The destruction of another bridge at Novi Sad in northern Yugoslavia, on the direct route from the Hungarian border to Belgrade must have made some Serbian generals wonder whether the allies were contemplating invasion from Hungary, now a Nato member. But that would mean an almost unthinkably dangerous land war on so far peaceful territory. And so on. Nevertheless, my sense is that, while ministers - after taking stock of the first fortnight - will not yet commit to large scale ground forces, they will not be so emphatic in ruling out the long-term possibility either.

One view, easily the most optimistic, is that, if and as the weather clears, much more precision bombing will begin to have its effect in Belgrade as well as in Kosovo. Some of the power elite, including the possibly doubting generals -warned daily by Mr Robertson via CNN - may revolt, fearing a summons to appear before the international court in the Hague if they blindly follow Milosevic's barbaric orders. Many of those who know the Balkans well fear this may underestimate the patriotic bunker mentality in Belgrade. Moreover the regime in Montenegro, the one Western- friendly part of the Federal Republic of Yugoslavia, is gravely at risk.

The other growing view is that bombing alone, even with improved weather, will not achieve its goal. Given the length of time it would take to assemble a ground force, that would mean more domestic problems than so far envisaged, and not only the outstanding one of British military casualties. The economic costs of the war would spiral. And there remains the problem of refugees.

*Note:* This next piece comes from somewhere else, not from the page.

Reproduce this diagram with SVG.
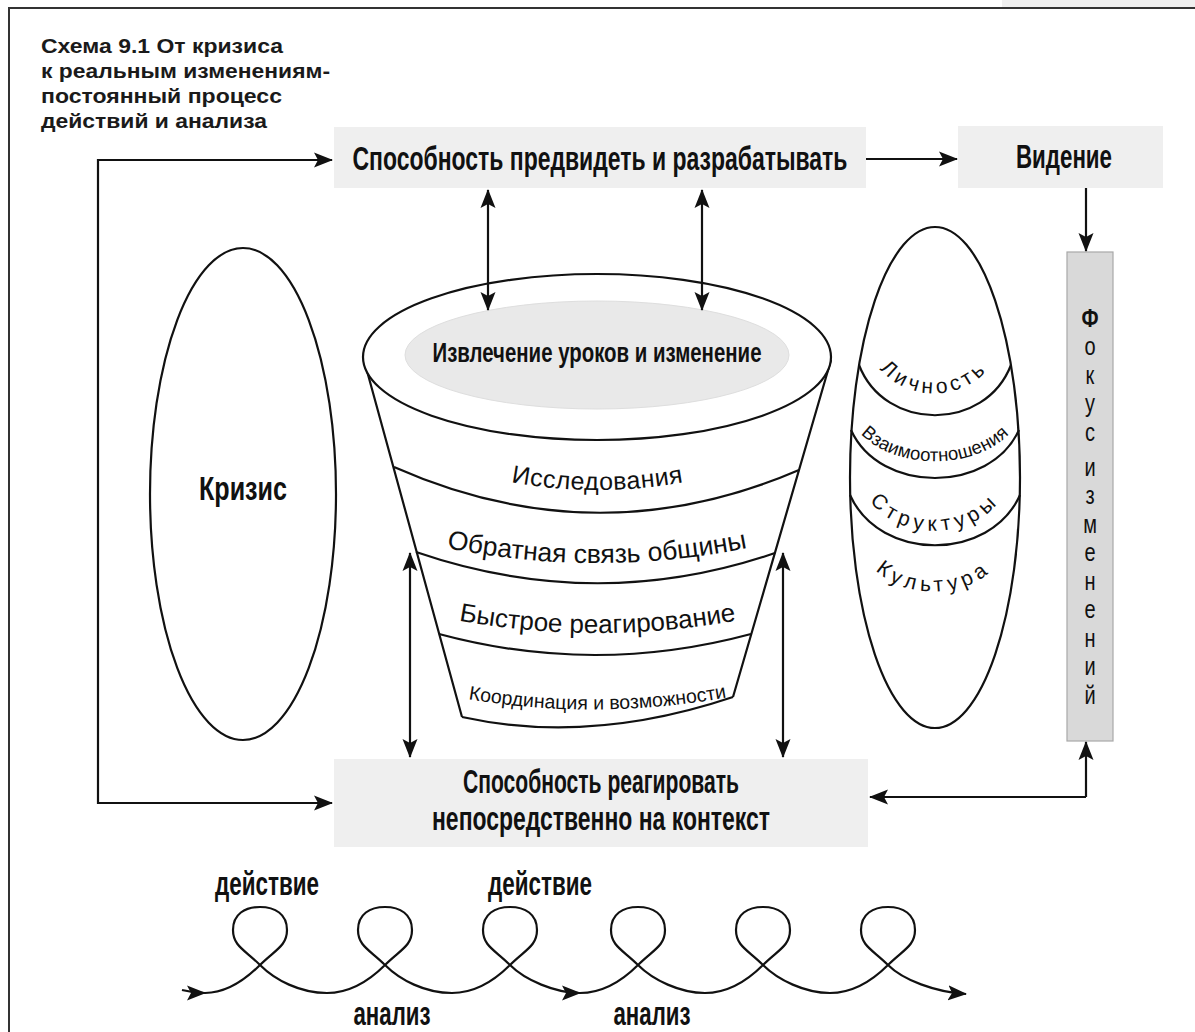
<svg xmlns="http://www.w3.org/2000/svg" width="1195" height="1032" viewBox="0 0 1195 1032">
<defs>
<style>
.ln{fill:none;stroke:#111;stroke-width:2.2}
.box{fill:#efefef}
.cond{font-family:"Liberation Sans",Arial,sans-serif;font-weight:bold;fill:#111}
.reg{font-family:"Liberation Sans",Arial,sans-serif;fill:#111}
.ttl{font-family:"Liberation Sans",Arial,sans-serif;font-weight:bold;font-size:21px;fill:#1a1a1a}
.ell{fill:none;stroke:#111;stroke-width:2.2}
</style>
<marker id="ah" markerUnits="userSpaceOnUse" markerWidth="20" markerHeight="16" viewBox="0 0 20 16" refX="18" refY="8" orient="auto-start-reverse">
<path d="M0,0.5 L19,8 L0,15.5 L4,8 z" fill="#111"/>
</marker>
<path id="pIss" d="M490,478 Q597,502 705,478"/>
<path id="pObr" d="M432,545 Q597,581 762,545"/>
<path id="pBys" d="M440,617 Q597,649 755,617"/>
<path id="pKoo" d="M455,697 Q597,723 740,695"/>
<path id="pLic" d="M868,350 C893,408 975,408 1000,350"/>
<path id="pVza" d="M852,423 C885,474 985,474 1018,423"/>
<path id="pStr" d="M862,488 C888,545 980,545 1008,488"/>
<path id="pKul" d="M870,563 C895,601 972,601 998,563"/>
</defs>

<g id="frame">
<rect x="1002" y="0" width="193" height="7" fill="#efefef"/>
<path d="M9,1032 V8 H1195" fill="none" stroke="#333" stroke-width="2"/>
</g>

<g id="title">
<text class="ttl" x="41" y="53" textLength="242" lengthAdjust="spacingAndGlyphs">Схема 9.1 От кризиса</text>
<text class="ttl" x="41" y="78" textLength="289" lengthAdjust="spacingAndGlyphs">к реальным изменениям-</text>
<text class="ttl" x="41" y="103" textLength="241" lengthAdjust="spacingAndGlyphs">постоянный процесс</text>
<text class="ttl" x="41" y="128" textLength="226" lengthAdjust="spacingAndGlyphs">действий и анализа</text>
</g>

<g id="node-top">
<rect class="box" x="334" y="127" width="532" height="61"/>
<text class="cond" transform="translate(600 170) scale(0.678 1)" x="0" y="0" font-size="34" text-anchor="middle" textLength="730" lengthAdjust="spacingAndGlyphs">Способность предвидеть и разрабатывать</text>
</g>

<g id="node-vision">
<rect class="box" x="958" y="126" width="205" height="62"/>
<text class="cond" transform="translate(1064 168) scale(0.653 1)" x="0" y="0" font-size="34" text-anchor="middle" textLength="147" lengthAdjust="spacingAndGlyphs">Видение</text>
</g>

<g id="node-focus">
<rect x="1067" y="252" width="46" height="489" fill="#d9d9d9" stroke="#a8a8a8" stroke-width="1.2"/>
<text class="reg" transform="translate(1090 0) scale(0.8 1)" font-size="25" text-anchor="middle" fill="#2a2a2a"><tspan x="0" y="327" font-weight="bold">Ф</tspan><tspan x="0" y="355.5">о</tspan><tspan x="0" y="384">к</tspan><tspan x="0" y="412.5">у</tspan><tspan x="0" y="441">с</tspan><tspan x="0" y="476">и</tspan><tspan x="0" y="504.5">з</tspan><tspan x="0" y="533">м</tspan><tspan x="0" y="561.5">е</tspan><tspan x="0" y="590">н</tspan><tspan x="0" y="618.5">е</tspan><tspan x="0" y="647">н</tspan><tspan x="0" y="675.5">и</tspan><tspan x="0" y="704">й</tspan></text>
</g>

<g id="node-crisis">
<ellipse class="ell" cx="243" cy="494" rx="93" ry="246"/>
<text class="cond" x="243" y="500" font-size="34" text-anchor="middle" textLength="88" lengthAdjust="spacingAndGlyphs">Кризис</text>
</g>

<g id="node-funnel">
<path class="ln" d="M364,360 L462,717 M831,360 L733,697"/>
<path class="ln" d="M462,717 Q590,745 733,697"/>
<path class="ln" d="M394,467 Q597,557 799,470"/>
<path class="ln" d="M416,552 Q597,614 775,553"/>
<path class="ln" d="M439,634 Q595,676 751,634"/>
<ellipse cx="597" cy="357" rx="234" ry="83" fill="#fff" stroke="#111" stroke-width="2.2"/>
<ellipse cx="597" cy="355" rx="192" ry="54" fill="#e9e9e9" stroke="#dedede" stroke-width="1"/>
<text class="cond" x="597" y="362" font-size="28" text-anchor="middle" textLength="329" lengthAdjust="spacingAndGlyphs">Извлечение уроков и изменение</text>
<text class="reg" font-size="25" letter-spacing="0.5"><textPath href="#pIss" startOffset="50%" text-anchor="middle">Исследования</textPath></text>
<text class="reg" font-size="26.5"><textPath href="#pObr" startOffset="50%" text-anchor="middle">Обратная связь общины</textPath></text>
<text class="reg" font-size="26"><textPath href="#pBys" startOffset="50%" text-anchor="middle">Быстрое реагирование</textPath></text>
<text class="reg" font-size="19.5"><textPath href="#pKoo" startOffset="50%" text-anchor="middle">Координация и возможности</textPath></text>
</g>

<g id="node-levels">
<ellipse class="ell" cx="935" cy="477.5" rx="85" ry="250.5"/>
<path class="ln" d="M859,365 C885,432 985,432 1011,365"/>
<path class="ln" d="M851,430 C880,494 990,494 1019,430"/>
<path class="ln" d="M850,495 C880,562 990,562 1020,495"/>
<text class="reg" font-size="21" letter-spacing="4"><textPath href="#pLic" startOffset="50%" text-anchor="middle">Личность</textPath></text>
<text class="reg" font-size="18.5" letter-spacing="0.2"><textPath href="#pVza" startOffset="50%" text-anchor="middle">Взаимоотношения</textPath></text>
<text class="reg" font-size="21" letter-spacing="5"><textPath href="#pStr" startOffset="50%" text-anchor="middle">Структуры</textPath></text>
<text class="reg" font-size="21" letter-spacing="5"><textPath href="#pKul" startOffset="50%" text-anchor="middle">Культура</textPath></text>
</g>

<g id="node-bottom">
<rect class="box" x="334" y="759" width="534" height="88"/>
<text class="cond" x="601" y="793" font-size="34" text-anchor="middle" textLength="276" lengthAdjust="spacingAndGlyphs">Способность реагировать</text>
<text class="cond" x="601" y="830" font-size="34" text-anchor="middle" textLength="338" lengthAdjust="spacingAndGlyphs">непосредственно на контекст</text>
</g>

<g id="connectors">
<path class="ln" d="M98,480 V160 H332" marker-end="url(#ah)"/>
<path class="ln" d="M98,480 V803 H332" marker-end="url(#ah)"/>
<path class="ln" d="M866,159 H957" marker-end="url(#ah)"/>
<path class="ln" d="M1086,188 V251" marker-end="url(#ah)"/>
<path class="ln" d="M488,190 V310" marker-start="url(#ah)" marker-end="url(#ah)"/>
<path class="ln" d="M702,190 V310" marker-start="url(#ah)" marker-end="url(#ah)"/>
<path class="ln" d="M410,553 V757" marker-start="url(#ah)" marker-end="url(#ah)"/>
<path class="ln" d="M783,553 V757" marker-start="url(#ah)" marker-end="url(#ah)"/>
<path class="ln" d="M1086,797 H870" marker-end="url(#ah)"/>
<path class="ln" d="M1086,797 V742" marker-end="url(#ah)"/>
</g>

<g id="spiral">
<path class="ln" d="M182,990 C190,992 197,993 205,993" marker-end="url(#ah)"/>
<path class="ln" d="M205,993 C225,993 245,980 260,965 C275,950 287,946 287,930 C287,914 275,907 260,907 C245,907 233,914 233,930 C233,946 245,950 260,965 C275,980 300,993 327,993 C350,993 370,980 385,965 C400,950 412,946 412,930 C412,914 400,907 385,907 C370,907 358,914 358,930 C358,946 370,950 385,965 C400,980 425,993 452,993 C475,993 495,980 510,965 C525,950 537,946 537,930 C537,914 525,907 510,907 C495,907 483,914 483,930 C483,946 495,950 510,965 C525,980 555,993 580,993" marker-end="url(#ah)"/>
<path class="ln" d="M580,993 C603,993 623,980 638,965 C653,950 665,946 665,930 C665,914 653,907 638,907 C623,907 611,914 611,930 C611,946 623,950 638,965 C653,980 680,993 705,993 C728,993 748,980 763,965 C778,950 790,946 790,930 C790,914 778,907 763,907 C748,907 736,914 736,930 C736,946 748,950 763,965 C778,980 805,993 830,993 C853,993 873,980 888,965 C903,950 915,946 915,930 C915,914 903,907 888,907 C873,907 861,914 861,930 C861,946 873,950 888,965 C903,980 935,992 966,994" marker-end="url(#ah)"/>
<text class="cond" x="267" y="895" font-size="33" text-anchor="middle" textLength="104" lengthAdjust="spacingAndGlyphs">действие</text>
<text class="cond" x="540" y="895" font-size="33" text-anchor="middle" textLength="104" lengthAdjust="spacingAndGlyphs">действие</text>
<text class="cond" x="392" y="1025" font-size="33" text-anchor="middle" textLength="77" lengthAdjust="spacingAndGlyphs">анализ</text>
<text class="cond" x="652" y="1025" font-size="33" text-anchor="middle" textLength="77" lengthAdjust="spacingAndGlyphs">анализ</text>
</g>
</svg>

If the Macedonian government continues to refuse entry from Kosovo to those without hope of admission to a third country, then Britain and other European countries may have to welcome them. Ministers do not want this to happen, because refugees soon become quasi-economic migrants unwilling to return to a wrecked, if finally, peaceful former Yugoslavia. Which is where the idea, floated by Robin Cook, for UN-protected refugee zones in the neighbouring countries comes in. But if that doesn't work you can hardly bomb to save the refugees and then let them die in camps, or worse, trying to reach the border

So the choices ahead are tougher than they looked two weeks ago. Yet the resolve of the British Cabinet seems to be remarkably firm. John Prescott, the Deputy Prime Minister, and one of those who might have been thought to have doubts, has sensibly been brought into the informal de facto war cabinet that meets daily. Moreover, the new international factor is the unexpected firmness of Germany.

But ministers throughout Nato will have to do even more to prepare public opinion for the consequences of not bringing Milosevic to his knees in the first few days of bombing. It looked at one point that Easter would be the moment that would determine whether the war would be lost or long. In London the view is that it has not been lost, but that it may be long.